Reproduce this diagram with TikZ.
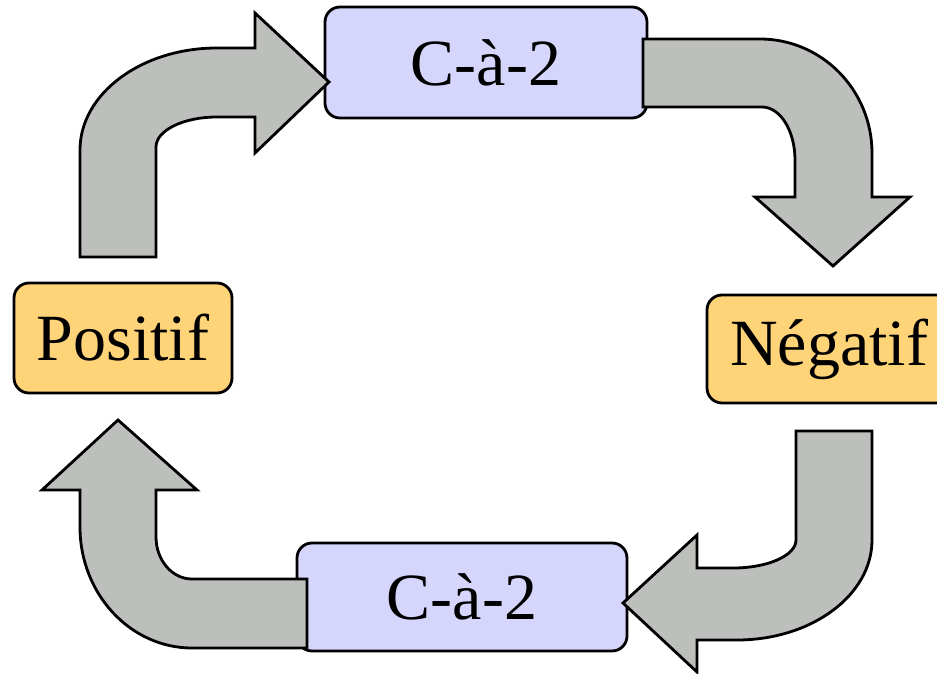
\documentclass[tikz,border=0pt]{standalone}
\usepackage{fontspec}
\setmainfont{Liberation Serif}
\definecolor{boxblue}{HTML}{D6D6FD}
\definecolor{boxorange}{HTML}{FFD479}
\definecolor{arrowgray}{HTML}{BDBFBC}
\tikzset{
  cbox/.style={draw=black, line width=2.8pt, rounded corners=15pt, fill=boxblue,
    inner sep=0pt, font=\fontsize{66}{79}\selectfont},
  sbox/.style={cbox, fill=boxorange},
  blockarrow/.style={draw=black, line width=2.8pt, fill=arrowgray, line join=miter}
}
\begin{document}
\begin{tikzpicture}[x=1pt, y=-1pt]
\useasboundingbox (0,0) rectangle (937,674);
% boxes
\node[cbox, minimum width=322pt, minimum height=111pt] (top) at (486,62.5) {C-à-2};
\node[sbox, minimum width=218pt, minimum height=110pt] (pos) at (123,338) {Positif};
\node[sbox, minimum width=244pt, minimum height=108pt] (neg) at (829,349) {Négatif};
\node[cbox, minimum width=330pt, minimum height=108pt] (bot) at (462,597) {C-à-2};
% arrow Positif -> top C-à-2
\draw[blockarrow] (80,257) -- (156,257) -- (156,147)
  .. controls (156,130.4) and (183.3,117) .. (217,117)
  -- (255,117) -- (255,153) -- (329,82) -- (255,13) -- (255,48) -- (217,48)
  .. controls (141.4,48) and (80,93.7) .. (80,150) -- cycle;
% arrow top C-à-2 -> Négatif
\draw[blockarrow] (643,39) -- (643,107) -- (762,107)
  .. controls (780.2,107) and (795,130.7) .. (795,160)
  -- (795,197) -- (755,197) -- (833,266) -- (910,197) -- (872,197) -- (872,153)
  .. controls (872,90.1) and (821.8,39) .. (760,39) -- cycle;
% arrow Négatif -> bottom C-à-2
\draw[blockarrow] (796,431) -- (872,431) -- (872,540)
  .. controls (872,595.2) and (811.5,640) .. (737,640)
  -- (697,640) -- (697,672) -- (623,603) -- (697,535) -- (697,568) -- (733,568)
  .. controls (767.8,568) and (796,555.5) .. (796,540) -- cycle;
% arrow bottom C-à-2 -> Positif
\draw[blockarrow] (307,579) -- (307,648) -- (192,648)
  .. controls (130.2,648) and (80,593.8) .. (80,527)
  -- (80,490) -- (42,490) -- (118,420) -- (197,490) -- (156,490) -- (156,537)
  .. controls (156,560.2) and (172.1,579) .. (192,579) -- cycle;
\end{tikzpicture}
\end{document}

* * *

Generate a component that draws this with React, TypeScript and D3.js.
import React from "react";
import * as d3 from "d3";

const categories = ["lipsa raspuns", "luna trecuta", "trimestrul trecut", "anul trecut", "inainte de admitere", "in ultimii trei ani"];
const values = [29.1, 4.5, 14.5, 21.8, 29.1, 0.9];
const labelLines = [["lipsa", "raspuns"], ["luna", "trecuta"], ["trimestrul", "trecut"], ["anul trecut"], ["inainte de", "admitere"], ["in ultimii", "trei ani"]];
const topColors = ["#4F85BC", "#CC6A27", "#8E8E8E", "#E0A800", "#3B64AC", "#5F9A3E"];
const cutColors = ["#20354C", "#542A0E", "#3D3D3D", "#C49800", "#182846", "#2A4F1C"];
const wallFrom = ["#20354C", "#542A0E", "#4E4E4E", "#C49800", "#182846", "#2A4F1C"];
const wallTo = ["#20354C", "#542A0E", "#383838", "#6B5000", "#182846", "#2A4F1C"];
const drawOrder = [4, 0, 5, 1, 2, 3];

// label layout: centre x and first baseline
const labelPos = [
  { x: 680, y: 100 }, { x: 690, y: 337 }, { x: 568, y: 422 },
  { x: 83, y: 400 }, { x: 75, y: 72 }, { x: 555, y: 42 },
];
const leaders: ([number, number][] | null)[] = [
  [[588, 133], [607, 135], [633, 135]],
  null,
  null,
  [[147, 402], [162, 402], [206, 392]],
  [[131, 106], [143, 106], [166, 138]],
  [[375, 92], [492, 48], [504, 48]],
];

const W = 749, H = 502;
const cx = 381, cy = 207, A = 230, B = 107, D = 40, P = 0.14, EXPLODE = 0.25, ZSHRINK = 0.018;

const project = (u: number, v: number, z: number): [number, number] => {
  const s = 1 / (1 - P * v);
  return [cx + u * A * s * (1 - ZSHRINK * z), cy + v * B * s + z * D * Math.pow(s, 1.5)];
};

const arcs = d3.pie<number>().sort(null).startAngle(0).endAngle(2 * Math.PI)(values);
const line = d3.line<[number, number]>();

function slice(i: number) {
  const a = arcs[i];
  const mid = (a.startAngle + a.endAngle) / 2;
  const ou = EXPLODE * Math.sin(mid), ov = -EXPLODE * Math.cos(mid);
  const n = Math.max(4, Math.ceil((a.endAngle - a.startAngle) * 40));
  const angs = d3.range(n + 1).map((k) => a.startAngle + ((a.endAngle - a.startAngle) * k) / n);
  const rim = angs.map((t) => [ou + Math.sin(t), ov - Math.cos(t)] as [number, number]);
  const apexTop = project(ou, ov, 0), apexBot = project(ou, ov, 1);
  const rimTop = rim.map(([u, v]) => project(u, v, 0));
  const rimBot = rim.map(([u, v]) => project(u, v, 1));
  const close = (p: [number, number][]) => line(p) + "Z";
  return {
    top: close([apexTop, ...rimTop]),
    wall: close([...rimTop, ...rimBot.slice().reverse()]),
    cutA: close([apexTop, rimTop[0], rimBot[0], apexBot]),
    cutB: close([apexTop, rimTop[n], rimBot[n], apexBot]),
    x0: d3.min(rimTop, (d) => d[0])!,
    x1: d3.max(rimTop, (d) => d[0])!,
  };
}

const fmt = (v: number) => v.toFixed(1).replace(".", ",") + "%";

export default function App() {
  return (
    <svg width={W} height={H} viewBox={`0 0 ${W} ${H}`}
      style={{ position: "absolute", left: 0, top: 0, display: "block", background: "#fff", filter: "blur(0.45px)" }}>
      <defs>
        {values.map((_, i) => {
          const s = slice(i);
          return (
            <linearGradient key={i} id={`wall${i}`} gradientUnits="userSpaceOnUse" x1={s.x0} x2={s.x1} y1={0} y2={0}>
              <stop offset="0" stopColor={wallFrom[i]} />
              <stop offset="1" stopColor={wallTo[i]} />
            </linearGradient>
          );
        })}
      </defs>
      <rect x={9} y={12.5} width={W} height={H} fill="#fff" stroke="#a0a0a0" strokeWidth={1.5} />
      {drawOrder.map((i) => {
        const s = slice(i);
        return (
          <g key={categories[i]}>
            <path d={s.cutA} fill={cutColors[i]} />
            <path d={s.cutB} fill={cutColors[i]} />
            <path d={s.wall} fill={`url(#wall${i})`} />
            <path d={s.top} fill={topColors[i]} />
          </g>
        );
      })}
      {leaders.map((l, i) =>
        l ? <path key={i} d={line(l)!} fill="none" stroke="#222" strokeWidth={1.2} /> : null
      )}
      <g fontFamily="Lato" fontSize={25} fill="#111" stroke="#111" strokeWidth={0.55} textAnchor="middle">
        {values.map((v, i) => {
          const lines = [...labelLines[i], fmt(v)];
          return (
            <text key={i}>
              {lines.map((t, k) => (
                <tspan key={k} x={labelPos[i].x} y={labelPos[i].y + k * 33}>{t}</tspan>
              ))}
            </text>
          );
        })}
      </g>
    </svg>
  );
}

What is being asked:
Which lines contain "with"? Show each of them.

Reply to the exercise:
Reproduce this diagram with TikZ.
Generate a component that draws this with React, TypeScript and D3.js.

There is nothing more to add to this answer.